What Are You Setting Yourself Up For?

My friend Rhoda had told everyone about the health benefits of ginger, so it wasn’t too surprising when she came back from a weekend goal-setting workshop and said she had a plan to start selling ginger to the world. She even showed me the plan, 15 pages of circles, lines, and small handwritten notes. By Friday, though, she wasn’t so sure.

“I don’t know how to do the first thing on my plan,“ Rhoda said. The plan called for her to invent a new kind of gingerbread that she could feature on the ginger infomercial she would be making. This week, she was supposed to bake just any loaf of bread to get herself started, but she hadn’t been able to do it. She had a bread machine, but couldn’t find it. “I’ve looked all over the place,” she said. “It has to be there somewhere.” Maybe she could bake a loaf of bread in the oven, but that was something she had never done — and her best loaf pan had a casserole in it. Besides, she wasn’t so sure she could make money selling ginger in an infomercial. Infomercial products were supposed to sell for $50 or more — how could she do that with ginger, which you can buy in any supermarket for about a dollar? Maybe she would need to pick a different product. Sighing and deflated, Rhoda didn’t look like someone who would be accomplishing any of her goals over the coming weekend.

It would seem that success in life would depend on knowing what your goals are, but there is something that is more important, and that is setting yourself up for success. In fact, if you pick the wrong goals, you are setting yourself up for failure and frustration. And no matter how good your goals are, if you manage your life according to your goals, you are likely to make progress only on your good days, when you are feeling energetic and optimistic. But even without knowing what your goals are, you can set yourself up for success — and you can make progress every day, on bad days and good days alike.

Most people’s lives are so full of hassles that they know in advance that any goal they set is going to be a challenge. Something as routine as doing their annual tax forms could leave their heads spinning for days, and that’s even before they find everything they need and get started on the forms themselves. It’s hard to feel optimistic about your direction in life when everything you can think of doing involves some kind of hassle.

The key to success, then, is to get rid of the hassles — get set up for an obstacle-free approach to all the routine and predictable things you know you will want to do. When we talk about getting rid of hassles, this can include reprogramming yourself so that you don’t have an automatic negative reaction to problems and subjects that you know will come up in your life. It can mean learning specific skills so that you can do routine things smoothly.

But no matter what you want to do, getting rid of hassles means taking away whatever clutter is in the way. And that’s why I suggest clutter as the place the start when you’re ready to make something of your life.

If you have clutter, it gets in the way whenever you are trying to do anything.

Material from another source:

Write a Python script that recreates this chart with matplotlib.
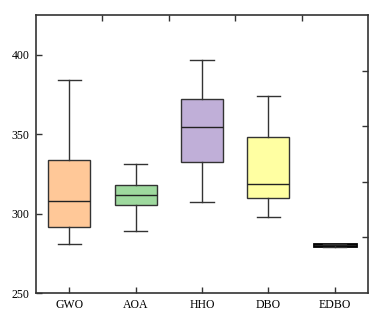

When Rhoda couldn’t find her bread machine, it had to be hidden among many other possessions she wasn’t using. She would do better to set her ginger infomercial goal aside to focus on clearing away the clutter so that she would have space to work with and a clear path to whatever equipment and supplies she might want to use. After a few months of progress on the clutter front, she would be ready to spring into action. Then, baking a loaf of bread wouldn’t have to be a one-week goal — she could do it in the five hours it actually takes. And if she changed her mind and decided to pursue a different goal, she would be ready to do that too.

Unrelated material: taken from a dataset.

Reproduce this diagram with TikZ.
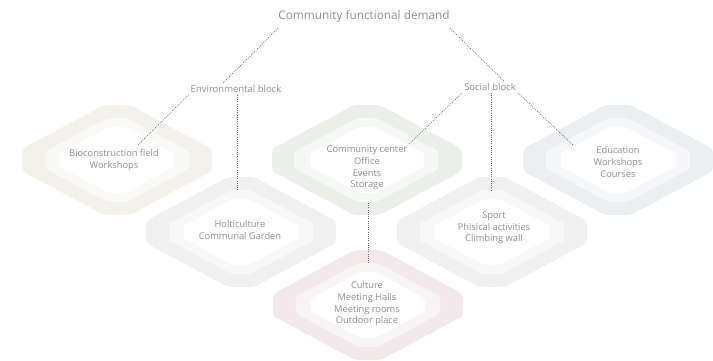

In truth, you can have no large goals at all and still move your life forward every single day. It might seem that you need goals to give your life direction, but the direction of your life never actually comes from goals. Your direction comes from your actions. If you have all the right goals, but you are taking the wrong actions, you are still moving in the wrong direction. But if you take action every day to remove hassles from your life and set yourself up for success, you can be sure you are moving in the right direction, whether you know what your goals are or not.